We had a bank asset problem - too many loans were likely not to be repaid. Stimulus ain't such a good idea, but if stimulus it must be, then the proper stimulus is to stimulate at the grass roots level so that the loans have a better chance of being repaid. Instead, all the stimulus goes to the lenders who get to pretend for a couple years that the loans will get paid back AND get to invest the pretend profits in things they normally don't deal in just to have money left when the pretending stops.
It's like stimulating an orange grove with orange paint instead of fertilizer. The trees are all going to die, but the careless farmer was given a free entry into a new line of business.
Of course, it all started with "stimulating home ownership" amongst people with questionable employment prospects. We're a nation of junkies.
The consensus among the farmers was that when all is said and done, input prices and output prices are going to be a wash for grains, with margins steady or slightly down. All of them took the Bernanke windfall of the last few years and either paid down debt or bought capital equipment that directly reduces operating costs (such as on-premises grain bins or implements with lower operating costs), so they figure on weathering the storm. They've been taking high prices as a chance to batten down the hatches in the Midwest.

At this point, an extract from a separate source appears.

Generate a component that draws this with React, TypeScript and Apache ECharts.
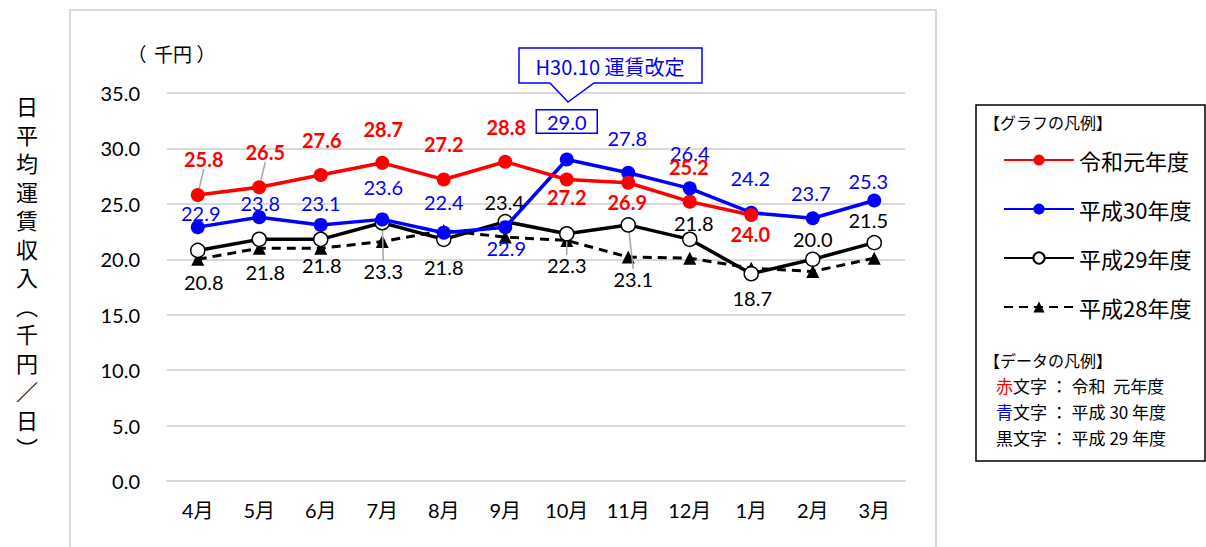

This is all grain farmers. In the last 15 years everybody smaller than ginormous has gotten out of hogs and cattle (and some of these folks were considered ginormous 20 years ago). Poultry is different, the smaller poultry farms may be really hurting but it's been a long time since I had any contact with that sector.
I have fantastic news from Mark Zandi.
The USA is not screwed! Woohoo!
There was one small disclaimer of course. It is apparently only valid "as long as we make those adjustments within the next few years".